Over the course of more than four years, Seeger Weiss LLP’s Chris Seeger and Marc Albert, representing eleven victims of the accident and their families, engaged in an exhaustive discovery process, which included the review of thousands of pages of documents and more than twenty depositions. Through this discovery, Seeger Weiss procured considerable evidence that showed failures on the part of bus company in the hiring, training and supervision of Mr. Comfort. These failures were inexcusable given the 24 year old Comfort’s lack of driving experience.
On June 15, 2009, the first phase of the trial, the liability phase, moved forward before the Hon. Justice Thomas VanStrydonck of the Supreme Court, Livingston County. Following jury selection, Chris Seeger embarked on a captivating opening statement during which he admonished Coach Canada for their “casual” hiring, training and supervision practices and their pattern of sending drivers out on charter trips that exceeded the permissible number of hours under the law.
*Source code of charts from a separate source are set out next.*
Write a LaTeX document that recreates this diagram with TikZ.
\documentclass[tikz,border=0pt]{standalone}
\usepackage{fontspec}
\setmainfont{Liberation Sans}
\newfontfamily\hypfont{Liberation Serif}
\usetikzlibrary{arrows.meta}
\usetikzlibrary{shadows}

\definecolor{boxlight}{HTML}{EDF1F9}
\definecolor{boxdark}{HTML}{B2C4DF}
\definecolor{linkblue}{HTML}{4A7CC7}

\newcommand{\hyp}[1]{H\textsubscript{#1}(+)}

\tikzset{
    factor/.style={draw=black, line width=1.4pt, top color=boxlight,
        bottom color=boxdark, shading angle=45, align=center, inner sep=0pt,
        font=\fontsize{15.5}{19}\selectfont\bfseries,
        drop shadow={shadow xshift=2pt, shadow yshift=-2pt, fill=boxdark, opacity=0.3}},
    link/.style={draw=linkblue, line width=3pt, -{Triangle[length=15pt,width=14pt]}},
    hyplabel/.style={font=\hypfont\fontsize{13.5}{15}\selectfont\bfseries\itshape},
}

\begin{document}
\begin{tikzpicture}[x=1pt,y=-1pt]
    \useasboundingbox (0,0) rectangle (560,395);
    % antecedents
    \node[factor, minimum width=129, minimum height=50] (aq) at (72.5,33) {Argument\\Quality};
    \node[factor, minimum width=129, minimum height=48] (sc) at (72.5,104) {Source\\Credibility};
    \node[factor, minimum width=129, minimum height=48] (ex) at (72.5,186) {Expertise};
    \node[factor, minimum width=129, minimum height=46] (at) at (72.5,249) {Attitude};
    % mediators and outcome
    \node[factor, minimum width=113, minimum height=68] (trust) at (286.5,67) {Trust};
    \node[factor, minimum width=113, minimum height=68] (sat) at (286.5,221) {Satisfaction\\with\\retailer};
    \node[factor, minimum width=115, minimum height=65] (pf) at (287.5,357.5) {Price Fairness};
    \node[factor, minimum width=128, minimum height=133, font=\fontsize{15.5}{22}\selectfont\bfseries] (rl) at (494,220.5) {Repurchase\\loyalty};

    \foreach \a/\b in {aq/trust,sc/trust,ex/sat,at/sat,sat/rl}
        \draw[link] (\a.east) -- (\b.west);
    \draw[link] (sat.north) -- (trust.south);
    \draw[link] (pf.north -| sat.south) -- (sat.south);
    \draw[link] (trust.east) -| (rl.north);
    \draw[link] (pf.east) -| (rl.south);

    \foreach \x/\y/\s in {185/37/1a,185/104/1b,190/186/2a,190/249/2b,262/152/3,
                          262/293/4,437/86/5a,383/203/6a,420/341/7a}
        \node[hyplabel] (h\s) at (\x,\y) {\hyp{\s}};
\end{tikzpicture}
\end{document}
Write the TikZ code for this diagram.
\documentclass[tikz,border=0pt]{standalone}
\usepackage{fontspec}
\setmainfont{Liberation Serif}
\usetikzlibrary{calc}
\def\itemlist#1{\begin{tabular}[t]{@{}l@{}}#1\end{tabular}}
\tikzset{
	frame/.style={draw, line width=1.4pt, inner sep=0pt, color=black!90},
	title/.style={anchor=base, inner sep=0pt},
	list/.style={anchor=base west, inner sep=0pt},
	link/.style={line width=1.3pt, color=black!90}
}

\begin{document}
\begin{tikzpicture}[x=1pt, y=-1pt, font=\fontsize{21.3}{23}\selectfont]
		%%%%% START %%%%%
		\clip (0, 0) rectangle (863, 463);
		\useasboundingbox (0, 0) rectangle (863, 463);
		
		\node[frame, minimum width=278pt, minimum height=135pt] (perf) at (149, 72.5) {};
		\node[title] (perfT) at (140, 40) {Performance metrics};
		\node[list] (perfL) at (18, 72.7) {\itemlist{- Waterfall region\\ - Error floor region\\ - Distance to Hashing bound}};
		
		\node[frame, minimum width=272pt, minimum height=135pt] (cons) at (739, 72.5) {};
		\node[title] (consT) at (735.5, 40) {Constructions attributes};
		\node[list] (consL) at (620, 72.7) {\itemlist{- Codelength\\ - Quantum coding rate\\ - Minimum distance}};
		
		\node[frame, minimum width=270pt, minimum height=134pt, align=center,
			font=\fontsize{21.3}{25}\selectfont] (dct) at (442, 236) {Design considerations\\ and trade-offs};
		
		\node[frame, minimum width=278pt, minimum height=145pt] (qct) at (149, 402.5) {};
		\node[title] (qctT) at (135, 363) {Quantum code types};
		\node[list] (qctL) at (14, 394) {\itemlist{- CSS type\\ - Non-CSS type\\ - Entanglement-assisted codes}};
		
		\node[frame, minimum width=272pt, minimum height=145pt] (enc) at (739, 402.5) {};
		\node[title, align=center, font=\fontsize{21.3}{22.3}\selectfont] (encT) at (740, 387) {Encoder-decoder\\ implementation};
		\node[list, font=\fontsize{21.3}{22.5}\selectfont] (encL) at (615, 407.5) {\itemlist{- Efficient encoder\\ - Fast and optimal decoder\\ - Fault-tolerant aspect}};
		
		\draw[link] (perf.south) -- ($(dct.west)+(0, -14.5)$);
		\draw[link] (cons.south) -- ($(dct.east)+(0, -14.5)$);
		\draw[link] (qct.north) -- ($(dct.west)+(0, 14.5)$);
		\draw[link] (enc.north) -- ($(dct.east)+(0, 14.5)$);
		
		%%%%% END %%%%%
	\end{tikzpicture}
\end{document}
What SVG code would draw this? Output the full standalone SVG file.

Following opening statements, Trooper Robert Frost, the lead Accident Reconstructionist for the New York State Police gave testimony concerning observations he made at the accident scene and findings he detailed in his reconstruction report. After Trooper Frost, two plaintiffs were called to the stand and gave emotional testimony of their harrowing experience and the tragic results.
Moments after Mr. Seeger advised the Judge that he was calling Ryan Comfort as the next witness, the plaintiffs were advised that the defendants had come to an agreement on a liability split that would ensure that 100% of the plaintiffs’ damages would be accounted for. Coach Canada and its related entities agreed to accept 90% of the liability for the accident with J&J Hauling, the owner of the tractor-trailer agreeing to accept the remaining 10% of the liability. “Admission of liability in this first phase of trial by the defendants was a significant development toward the resolution of years of litigation,” lead trial attorney Chris Seeger said. “The case will now enter a critical new stage in which the magnitude of victims’ losses will be assessed.”
Damages trials, during which juries will be asked to determine fair compensation for the catastrophic and in some cases fatal injuries suffered by the plaintiffs. These trials are expected to be scheduled in the coming months.